BishopAccountability.org

Woman Says Priest Forced Her to Give Up Her Son for Adoption, Seeks $10 Million

By David Gee
Patheos blog
August 21, 2019

https://bit.ly/2KUEom0


A woman filed a $10 million lawsuit against the Archdiocese of Omaha and others last week, saying a priest from that church forced her to give up her son for adoption decades ago.

Kathleen Chafin has now reconnected with her adult son, whom she says she was forced to give up in 1968, but only after years of searching for him. Thomas Halley, a Jesuit priest, is accused of manipulating her and removing her son from the hospital, according to the Washington Post.

… when Chafin first raised concerns about the adoption in 2015, an investigation from the Wisconsin Province of the Society of Jesus concluded that Halley operated within the law and that his actions were “born of a desire to avoid scandal and find good homes for babies of unwed mothers,” the Omaha World-Herald reported.
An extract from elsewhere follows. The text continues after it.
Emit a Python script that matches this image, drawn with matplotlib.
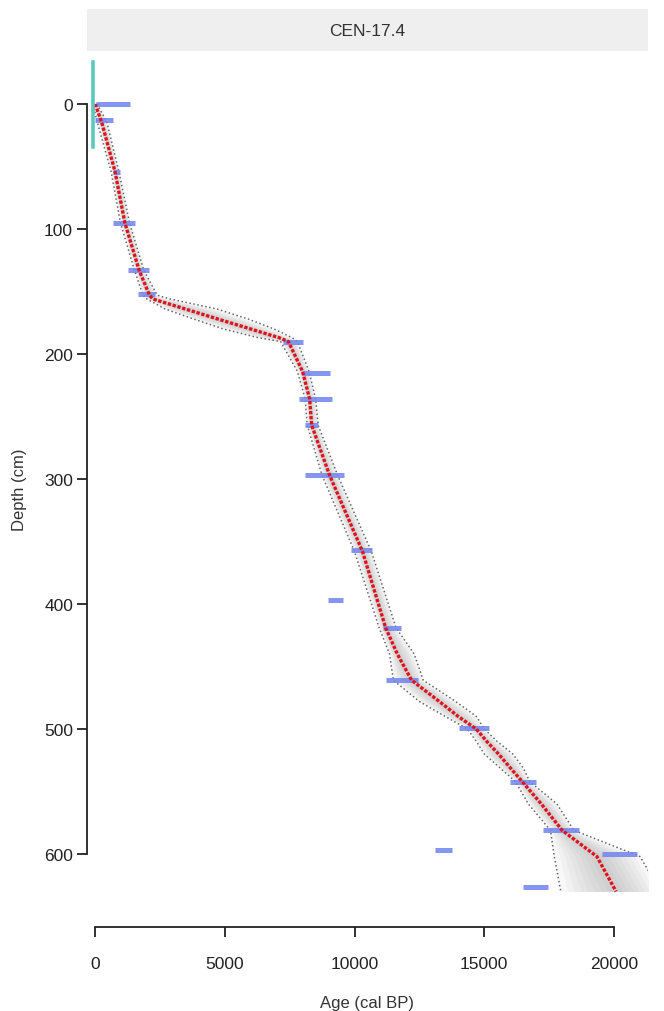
import numpy as np
import matplotlib
matplotlib.use("Agg")
import matplotlib.pyplot as plt

plt.rcParams['font.family'] = ['Liberation Sans', 'DejaVu Sans']

core_name = "CEN-17.4"

# age-depth model: depth (cm), median / 95% range ages (cal BP)
model_depth = [0, 14, 54, 95, 133, 153, 156, 164, 172, 180, 187, 190, 214, 236, 257,
               297, 358, 419, 440, 461, 478, 490, 500, 510, 520, 531, 542, 560, 581,
               602, 630]
model_median = [0, 250, 770, 1150, 1700, 2100, 2230, 3480, 4730, 6000, 7100, 7450,
                8000, 8270, 8350, 9040, 10310, 11200, 11650, 12200, 13270, 14000,
                14690, 15100, 15550, 16000, 16460, 17200, 18000, 19340, 20080]
model_min = [-80, 80, 620, 980, 1520, 1850, 2000, 2700, 3800, 4950, 6300, 7150,
             7800, 8100, 8180, 8750, 10000, 10950, 11350, 11500, 12500, 13500,
             14350, 14700, 15000, 15600, 16200, 16700, 17550, 17700, 17950]
model_max = [80, 450, 920, 1330, 1880, 2400, 2900, 4700, 5900, 6900, 7600, 7800,
             8250, 8500, 8600, 9350, 10650, 11600, 12300, 12650, 13900, 14700,
             15000, 15500, 16100, 16500, 16750, 17800, 18450, 21000, 21800]

# calibrated dates: depth and age range
date_depth = [0, 13, 54, 95, 133, 152, 190, 215, 236, 257, 297, 357, 397, 419, 461,
              499, 542, 581, 597, 600, 626]
date_lo = [50, 0, 700, 700, 1270, 1650, 7230, 7960, 7880, 8110, 8110, 9880, 8980,
           11080, 11200, 14040, 16000, 17270, 13120, 19540, 16500]
date_hi = [1350, 700, 950, 1550, 2080, 2300, 8000, 9040, 9150, 8580, 9610, 10690,
           9550, 11800, 12460, 15190, 17000, 18650, 13770, 20880, 17460]

# surface age marker
surface_age = -70
surface_depth = [-34, 34]

W, H = 664, 1012
fig = plt.figure(figsize=(W / 100, H / 100), dpi=100)

left, right, top, bottom = 87, 648, 52, 928
ax = fig.add_axes([left / W, 1 - bottom / H, (right - left) / W, (bottom - top) / H])

d = np.array(model_depth, dtype=float)
med = np.array(model_median, dtype=float)
lo = np.array(model_min, dtype=float)
hi = np.array(model_max, dtype=float)

# grey uncertainty shading, darker towards the median
for f in np.linspace(1.0, 0.15, 8):
    ax.fill_betweenx(d, med + f * (lo - med), med + f * (hi - med),
                     color='#8a8a8a', alpha=0.06, lw=0)

ax.plot(lo, d, color='#666666', ls=':', lw=1.1)
ax.plot(hi, d, color='#666666', ls=':', lw=1.1)

ax.hlines(date_depth, date_lo, date_hi, color='#6f84ee', lw=3.6, alpha=0.85)

ax.plot(med, d, color='#e0121b', ls=(0, (1.0, 0.5)), lw=2.4)

ax.plot([surface_age, surface_age], surface_depth, color='#5cc9c0', lw=2.6)

ax.set_xlim((left - 95) / 0.02595, (right - 95) / 0.02595)
ax.set_ylim((bottom - 105) / 1.25, (top - 105) / 1.25)

for s in ['top', 'right']:
    ax.spines[s].set_visible(False)
ax.spines['left'].set_bounds(0, 600)
ax.spines['bottom'].set_bounds(0, 20000)
for s in ['left', 'bottom']:
    ax.spines[s].set_linewidth(1.3)
    ax.spines[s].set_color('#222222')

ax.set_xticks([0, 5000, 10000, 15000, 20000])
ax.set_yticks([0, 100, 200, 300, 400, 500, 600])
ax.tick_params(axis='both', length=7, width=1.3, color='#222222',
               labelsize=12.5, labelcolor='#222222')
ax.tick_params(axis='x', pad=14)
ax.tick_params(axis='y', pad=3)
ax.set_xlabel('Age (cal BP)', fontsize=12, color='#333333', labelpad=17)
ax.set_ylabel('Depth (cm)', fontsize=12, color='#333333', labelpad=12)

# facet strip
strip = fig.add_axes([left / W, 1 - 52 / H, (right - left) / W, 42 / H])
strip.set_facecolor('#efefef')
strip.set_xticks([])
strip.set_yticks([])
for s in strip.spines.values():
    s.set_visible(False)
strip.text(0.5, 0.5, core_name, ha='center', va='center', fontsize=12.5,
           color='#333333', transform=strip.transAxes)

fig.savefig('out.png', dpi=100)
Chafin contends the investigation was fraudulent, and she never received a copy of its findings.

The process of the investigation was full of the same lies and manipulation I have experienced all my life,” she said. “I was furious.”

Whether or not Chafin’s particular allegations have merit, her story isn’t all that unusual. Chafin was told to give up her son because she had the baby out of wedlock. The Church convinced her it’d be better to give her child up for adoption than raise him herself. One source says more than 1.5 million women were told to give up their children for similar reasons around this time. It’s literally called the “Baby Scoop Era.”

… [Halley] sat alongside her parents and told her, she said, that she’d committed a mortal sin by getting pregnant out of wedlock.

“I have his words etched in my brain,” she said. “He made me sound like a slut, like a streetwalker, like the worst person in the world.”

She doesn’t remember giving birth, which is unusual, and she was never able to spend time with her child. He was taken from her almost immediately.

They didn’t reunite until her child was 50 years old. Now she wants the Church to pay for what they did to her, in part due to what she says was a flawed investigation into Halley’s actions.

The Wisconsin Province of the Society of Jesus hired an investigative firm. Its findings, after interviews with Chafin and 16 others, concluded that “Ms. Chafin was subjected to great pressure by her circumstances and her parents” and that Halley “acted from a good faith desire to alleviate that pressure by helping her find a good home for her baby,” according to a copy of the letter reviewed by The Post.

It was “good faith” that led him to separate a mother from a child she desperately wanted to raise, all because the Catholic Church looks down upon single mothers.

Halley has since died, and Chafin’s first lawsuit over “adoption conspiracy” was dismissed due to it coming long past the statute of limitations. She’s now filing the same lawsuit in federal court hoping for a different outcome. If nothing else, she’s raising awareness about a serious problem within the Catholic Church that affected countless families several decades ago.